Nationalism versus internationalism: The roles of political and cultural elites in interwar and communist Romania
KünyeKorkut, U. (2006). Nationalism versus internationalism: The roles of political and cultural elites in interwar and communist Romania. Nationalities Papers, 34(2), 131-155. http://dx.doi.org/10.1080/00905990600617698
This paper has two main goals. First, it illuminates continuities between the ideas of “true Romanian-ness” as held by both the Romanian cultural elite and the Romanian political regimes in the interwar and communist periods. A manufactured definition of a “true” Romanian—as a Romanian Orthodox Christian, natively Romanian-speaking, and ethnically Romanian—formed the core of Romanian nationalism, regardless of the ruling ideology. This definition did not include the Roman and Greek Catholics of Romanian ethnicity on the grounds that they were not Orthodox Christians. It goes without saying that these criteria also excluded Hungarians, Germans and other ethnic minorities on the basis of ethnicity, language and religion. Second, the paper demonstrates that the principal ideas of Romanian nationalism developed in overt contrast to the internationalist ideological movements of both periods.

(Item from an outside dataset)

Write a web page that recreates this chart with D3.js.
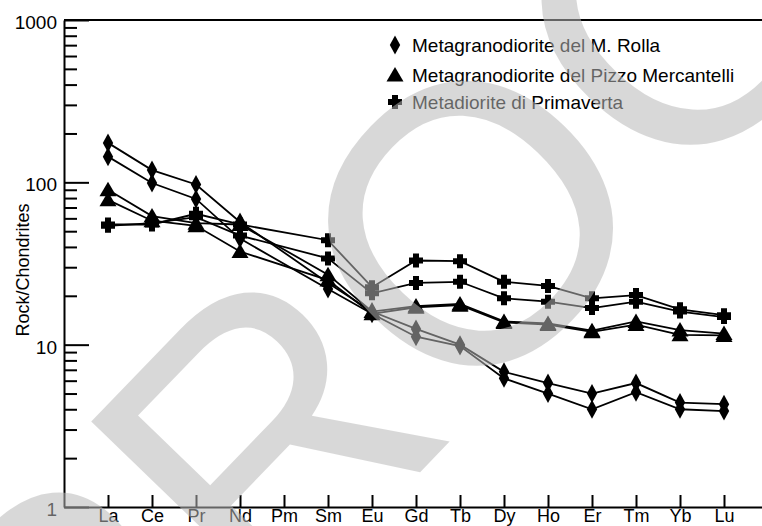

Both the liberals and the Marxists misunderstood nationalism, claimed Ernest Gellner in 1964: liberals assumed that nationalism was a doomed legacy of outmoded irrationalism, superstition and savagery, and Marxists considered it a necessary but temporary stage in the path to global socialism.1 Gellner’s comments are evidently appropriate to Romania, where nationalist responses developed first to the Westernization of the interwar period and second to communist internationalism after 1948.